Mortgage Daily

Published On: November 18, 2010

Both government-sponsored housing enterprises predict a drop in refinance originations and an increase in the share of borrowers who opt for an adjustable rate. Refinances have already begun dragging down new business as rates lurch higher.

Jumping 22 basis points from last week, the average 30-year fixed-rate mortgage was 4.39 percent in Freddie Mac’s Primary Mortgage Market Survey for the week ended Thursday. The 30-year was 4.83 percent a year ago.

“Retail sales rose by nearly twice the consensus in October and represented the strongest gain since March,” Freddie Chief Economist Frank Nothaft explained about the increase in the report. “Moreover, consumer sentiment, as measured by the University of Michigan, ticked up in November to the highest level since June.”

In its monthly forecast, Fannie Mae predicted the 30-year will average 4.3 percent this quarter and during the first half of next year. Freddie’s latest forecast has the 30-year moving from 4.2 percent in the fourth quarter to 4.3 percent in the first-quarter 2011.

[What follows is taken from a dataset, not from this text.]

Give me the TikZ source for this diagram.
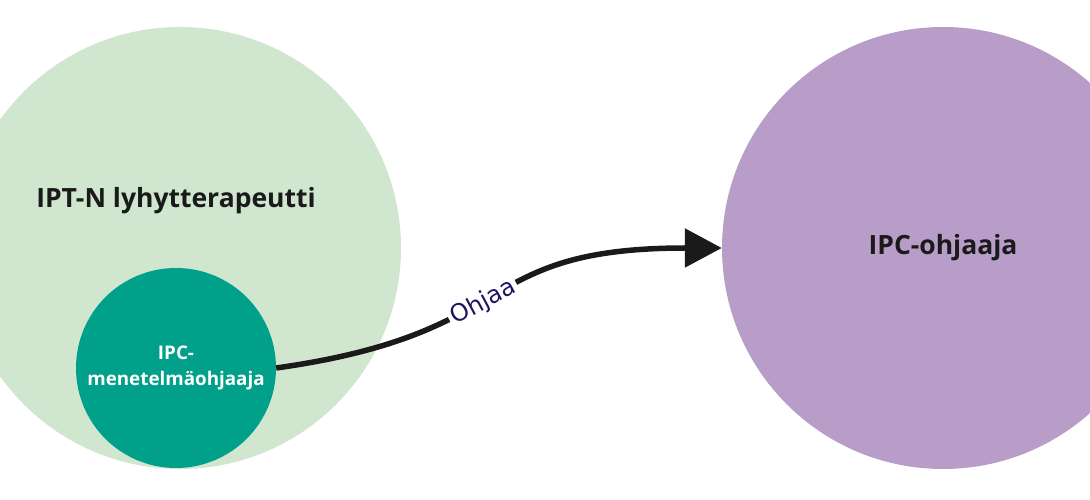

Based on the 10-year Treasury yield, which the Department of the Treasury reported closed at 2.90 percent today versus 2.65 percent as of last Thursday, mortgage rates aren’t likely to be much different in next week’s reports.

Exactly half of Bankrate.com’s panelists for the week Nov. 18 to Nov. 24 have rates staying within 2 BPS of their currently level over the next week. An up tick was forecasted by 36 percent and the other 14 percent projected a decline.

The spread between the jumbo 30-year fixed-rate mortgage and the conforming 30-year fell to 87 BPS from the previous week’s 89 BPS in the Mortech-Mortgage Daily Mortgage Market Index report for the week ended Wednesday.

Similar to the 30-year, the average 15-year fixed-rate mortgage was 19 BPS worse than last week at 3.76 percent in Freddie’s survey.

A 15-basis-point increase was recorded for the five-year Treasury-indexed hybrid adjustable-rate mortgage, which averaged 3.40 percent in Freddie’s report.

At 3.26 percent, there was no weekly change in the one-year Treasury-indexed ARM, according to Freddie. The one-year was 4.35 percent a year ago.

Fannie has the one-year average falling from 3.4 percent this quarter to 3.2 percent during the first half of 2011, while Freddie expects the one-year to rise from 3.4 percent this quarter to 3.5 percent in the first six months of next year.

The Treasury reported that the index for the one-year ARM, the yield on the one-year Treasury, edged up to 0.26 percent at the market’s close today from 0.24 percent a week earlier.

After being frozen for four weeks at 0.45 percent, the six-month LIBOR was 0.44 percent Wednesday, Bankrate.com reported.

The Mortgage Bankers Association reported in its Weekly Mortgage Applications Survey for the week ended Nov. 12 that ARM share was unchanged from the prior week at 5.3 percent.

ARM share of applications, according to Fannie, will rise from 6 percent this quarter to 7 percent in the first-quarter 2011 then continue rising through 2012 to 14 percent. Freddie forecasts the ARM share of originations will be 6 percent this quarter and steadily rise to 10 percent by the final quarter of next year.

Mortgage activity fell 6 percent according to the Mortgage Market Index — which declined to 291 from 311 last week. The report indicated that the deterioration was the result of refinance activity, with refinance share falling to 57 percent from 61 percent.

Freddie expects refinance share of applications to be 70 percent in the final quarter of 2010, then fall to 55 percent in the first quarter. Fannie predicts the refinance share of originations will decline from 73 percent during the fourth quarter to 64 percent in the first three months of next year.

MBA said last week’s application activity fell 14 percent on a seasonally adjusted basis from the previous week, with refinances down 17 percent.